In questo senso, c’è chi ha visto nell’elezione alla presidenza dell’Assemblea degli esperti dell’ottantanovenne ayatollah Ahmad Jannati, ultra-radicale, il segnale che la fazione più integralista, e teoricamente più vicina a Khamenei, è viva e vegeta nonostante l’apparente sconfitta alle elezioni dello scorso febbraio. In assemblea sarebbe dunque attualmente presente una maggioranza di 51 religiosi su 80, tanti sono i voti ottenuti da Jannati, che in caso di dipartita di Khamenei convergerebbe su una figura più vicina agli ambienti più conservatori, o quantomeno una figura non appartenente allo schieramento di Rafsanjani.

 

La verità è che le appartenenze politiche e ideologiche in Iran cambiano al ritmo delle rivalità personali, e che alla fine a spostare l’ago della bilancia anche all’interno dell’Assemblea degli esperti è sempre l’Hezb-e bad, il partito del vento, vale a dire degli indecisi (molti) e degli opportunisti (di più).
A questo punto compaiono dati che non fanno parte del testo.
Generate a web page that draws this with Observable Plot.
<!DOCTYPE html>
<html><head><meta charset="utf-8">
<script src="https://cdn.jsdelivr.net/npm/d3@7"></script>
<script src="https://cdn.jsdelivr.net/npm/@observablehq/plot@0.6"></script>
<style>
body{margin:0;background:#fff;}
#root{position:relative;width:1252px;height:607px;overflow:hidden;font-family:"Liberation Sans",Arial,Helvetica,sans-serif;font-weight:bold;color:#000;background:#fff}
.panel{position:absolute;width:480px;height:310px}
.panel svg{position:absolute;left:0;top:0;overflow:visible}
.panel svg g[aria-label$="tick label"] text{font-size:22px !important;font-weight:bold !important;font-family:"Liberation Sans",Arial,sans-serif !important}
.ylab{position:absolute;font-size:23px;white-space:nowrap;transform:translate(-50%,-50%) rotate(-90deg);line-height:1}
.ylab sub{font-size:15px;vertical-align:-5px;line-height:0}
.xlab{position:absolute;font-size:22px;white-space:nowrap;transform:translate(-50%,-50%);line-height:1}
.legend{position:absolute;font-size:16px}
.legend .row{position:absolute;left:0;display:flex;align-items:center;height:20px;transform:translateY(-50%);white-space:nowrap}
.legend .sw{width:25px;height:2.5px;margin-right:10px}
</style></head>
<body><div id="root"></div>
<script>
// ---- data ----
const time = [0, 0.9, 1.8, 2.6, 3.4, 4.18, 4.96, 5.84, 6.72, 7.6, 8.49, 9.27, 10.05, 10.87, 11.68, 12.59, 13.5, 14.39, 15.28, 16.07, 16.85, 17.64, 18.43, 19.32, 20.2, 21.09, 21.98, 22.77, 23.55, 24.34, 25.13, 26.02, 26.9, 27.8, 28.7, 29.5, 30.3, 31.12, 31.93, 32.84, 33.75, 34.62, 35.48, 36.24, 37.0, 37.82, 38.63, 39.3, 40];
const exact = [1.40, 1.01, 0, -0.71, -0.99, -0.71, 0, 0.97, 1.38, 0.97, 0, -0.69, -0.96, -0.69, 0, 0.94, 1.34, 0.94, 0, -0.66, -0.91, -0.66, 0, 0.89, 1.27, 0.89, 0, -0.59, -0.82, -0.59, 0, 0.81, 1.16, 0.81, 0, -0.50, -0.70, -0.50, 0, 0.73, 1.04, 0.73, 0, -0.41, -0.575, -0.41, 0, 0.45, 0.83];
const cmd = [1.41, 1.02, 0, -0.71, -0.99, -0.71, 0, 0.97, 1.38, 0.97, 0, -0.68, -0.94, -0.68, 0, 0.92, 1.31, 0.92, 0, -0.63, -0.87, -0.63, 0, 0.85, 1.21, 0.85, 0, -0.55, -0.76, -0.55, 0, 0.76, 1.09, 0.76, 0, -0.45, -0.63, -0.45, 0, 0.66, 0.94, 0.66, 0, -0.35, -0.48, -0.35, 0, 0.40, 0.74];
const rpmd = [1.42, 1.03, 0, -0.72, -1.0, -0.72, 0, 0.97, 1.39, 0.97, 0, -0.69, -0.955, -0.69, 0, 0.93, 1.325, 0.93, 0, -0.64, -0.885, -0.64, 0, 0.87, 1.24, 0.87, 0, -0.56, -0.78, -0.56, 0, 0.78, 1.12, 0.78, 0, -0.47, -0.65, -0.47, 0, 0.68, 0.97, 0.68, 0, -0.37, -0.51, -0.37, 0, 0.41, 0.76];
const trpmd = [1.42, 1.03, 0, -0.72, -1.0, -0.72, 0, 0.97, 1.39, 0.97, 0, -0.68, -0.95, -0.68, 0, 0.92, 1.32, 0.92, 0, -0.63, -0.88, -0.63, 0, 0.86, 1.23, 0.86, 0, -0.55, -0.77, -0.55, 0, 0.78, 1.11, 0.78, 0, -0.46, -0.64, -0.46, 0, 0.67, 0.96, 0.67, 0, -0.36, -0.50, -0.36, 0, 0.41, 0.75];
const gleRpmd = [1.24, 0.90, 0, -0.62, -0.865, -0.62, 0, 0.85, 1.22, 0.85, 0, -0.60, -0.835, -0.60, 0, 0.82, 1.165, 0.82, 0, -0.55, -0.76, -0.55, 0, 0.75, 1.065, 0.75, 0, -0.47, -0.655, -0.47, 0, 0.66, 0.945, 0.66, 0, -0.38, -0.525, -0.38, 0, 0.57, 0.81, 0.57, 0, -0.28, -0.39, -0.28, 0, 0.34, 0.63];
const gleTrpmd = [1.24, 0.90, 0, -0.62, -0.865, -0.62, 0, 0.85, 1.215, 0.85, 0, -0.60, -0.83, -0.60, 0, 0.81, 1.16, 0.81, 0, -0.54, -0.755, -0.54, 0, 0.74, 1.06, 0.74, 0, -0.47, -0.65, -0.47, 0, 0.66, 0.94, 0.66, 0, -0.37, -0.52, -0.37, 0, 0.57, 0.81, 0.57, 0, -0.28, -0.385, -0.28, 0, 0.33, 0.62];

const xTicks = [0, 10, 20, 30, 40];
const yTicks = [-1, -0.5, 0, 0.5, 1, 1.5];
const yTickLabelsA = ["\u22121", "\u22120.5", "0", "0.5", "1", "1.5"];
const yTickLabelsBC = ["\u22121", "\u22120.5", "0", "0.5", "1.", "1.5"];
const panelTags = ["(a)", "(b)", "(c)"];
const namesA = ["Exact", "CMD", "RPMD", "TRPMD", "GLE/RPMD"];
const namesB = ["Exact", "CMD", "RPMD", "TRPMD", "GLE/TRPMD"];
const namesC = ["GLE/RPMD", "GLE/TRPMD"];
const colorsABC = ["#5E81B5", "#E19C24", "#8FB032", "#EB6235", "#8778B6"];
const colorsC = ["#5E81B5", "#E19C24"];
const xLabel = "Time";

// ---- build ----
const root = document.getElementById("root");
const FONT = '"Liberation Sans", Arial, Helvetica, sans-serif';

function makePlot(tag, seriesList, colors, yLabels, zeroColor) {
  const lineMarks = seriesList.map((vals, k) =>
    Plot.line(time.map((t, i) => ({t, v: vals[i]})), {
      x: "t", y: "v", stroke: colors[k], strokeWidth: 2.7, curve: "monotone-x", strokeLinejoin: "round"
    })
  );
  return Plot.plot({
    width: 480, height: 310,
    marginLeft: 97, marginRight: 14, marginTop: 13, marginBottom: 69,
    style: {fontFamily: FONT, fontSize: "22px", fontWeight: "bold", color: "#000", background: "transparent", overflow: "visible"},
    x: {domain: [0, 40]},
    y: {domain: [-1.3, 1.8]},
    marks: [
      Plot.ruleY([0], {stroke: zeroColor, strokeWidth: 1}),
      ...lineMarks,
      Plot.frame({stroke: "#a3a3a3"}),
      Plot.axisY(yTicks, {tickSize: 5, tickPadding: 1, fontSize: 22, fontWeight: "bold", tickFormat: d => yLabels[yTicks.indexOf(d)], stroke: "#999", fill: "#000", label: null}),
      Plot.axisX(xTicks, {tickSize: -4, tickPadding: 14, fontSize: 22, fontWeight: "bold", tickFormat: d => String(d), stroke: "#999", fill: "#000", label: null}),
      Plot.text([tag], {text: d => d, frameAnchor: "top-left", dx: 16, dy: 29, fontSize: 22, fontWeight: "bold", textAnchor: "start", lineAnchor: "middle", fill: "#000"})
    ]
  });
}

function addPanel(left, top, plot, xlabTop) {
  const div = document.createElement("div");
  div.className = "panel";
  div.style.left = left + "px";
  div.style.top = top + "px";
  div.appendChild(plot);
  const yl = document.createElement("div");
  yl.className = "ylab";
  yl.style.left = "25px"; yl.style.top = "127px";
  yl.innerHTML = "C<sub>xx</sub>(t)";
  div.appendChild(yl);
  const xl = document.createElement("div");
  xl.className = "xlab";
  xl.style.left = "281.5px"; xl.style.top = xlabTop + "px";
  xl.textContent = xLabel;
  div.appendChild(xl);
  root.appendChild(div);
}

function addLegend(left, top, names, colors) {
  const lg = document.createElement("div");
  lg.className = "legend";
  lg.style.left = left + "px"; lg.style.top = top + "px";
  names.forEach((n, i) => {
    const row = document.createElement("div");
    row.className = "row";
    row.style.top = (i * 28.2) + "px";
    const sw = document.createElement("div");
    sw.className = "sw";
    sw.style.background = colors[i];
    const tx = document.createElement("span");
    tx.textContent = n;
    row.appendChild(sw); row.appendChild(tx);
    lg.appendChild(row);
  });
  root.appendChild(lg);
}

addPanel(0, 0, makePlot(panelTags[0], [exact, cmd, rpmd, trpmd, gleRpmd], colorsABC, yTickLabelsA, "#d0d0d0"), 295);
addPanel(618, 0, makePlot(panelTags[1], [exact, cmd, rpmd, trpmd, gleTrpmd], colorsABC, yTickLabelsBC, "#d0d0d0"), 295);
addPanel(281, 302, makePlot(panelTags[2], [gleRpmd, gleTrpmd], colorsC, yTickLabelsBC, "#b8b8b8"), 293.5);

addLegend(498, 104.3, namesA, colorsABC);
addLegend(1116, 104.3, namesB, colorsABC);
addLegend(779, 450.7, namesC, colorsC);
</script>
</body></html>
Senza contare il fatto che la selezione della prossima Guida rappresenta per la Repubblica islamica di oggi una difficilissima opera di quadratura del cerchio. Se formalmente, secondo la Costituzione, trovare un successore per Khamenei significa trovare un “giurista giusto e pio, conoscitore della propria epoca, coraggioso, dotato di energia, di iniziativa e di abilità amministrativa”, nella pratica significherà trovare un ayatollah fedele alla linea ma dotato anche delle credenziali religiose necessarie per sanare il vulnus di legittimità creato dall’elezione di Ali Khamenei e dal progressivo imporsi di logiche diverse da quella religiosa. Il paese degli ayatollah, della rivoluzione contro la modernità, è infatti paradossalmente divenuto il paese in cui il prodotto della modernità per eccellenza – lo stato – ha addomesticato e ricondotto sotto la propria autorità la religione, lo sciismo autentico degli ayatollah che interpretavano la parola di Allah mediante l’uso della logica e della ragione.

 

Nonostante gli sforzi della teheranologia, insomma, anche l’Iran rimane un rebus avvolto in un mistero che sta dentro a un enigma. Forse, e soprattutto, anche per se stesso.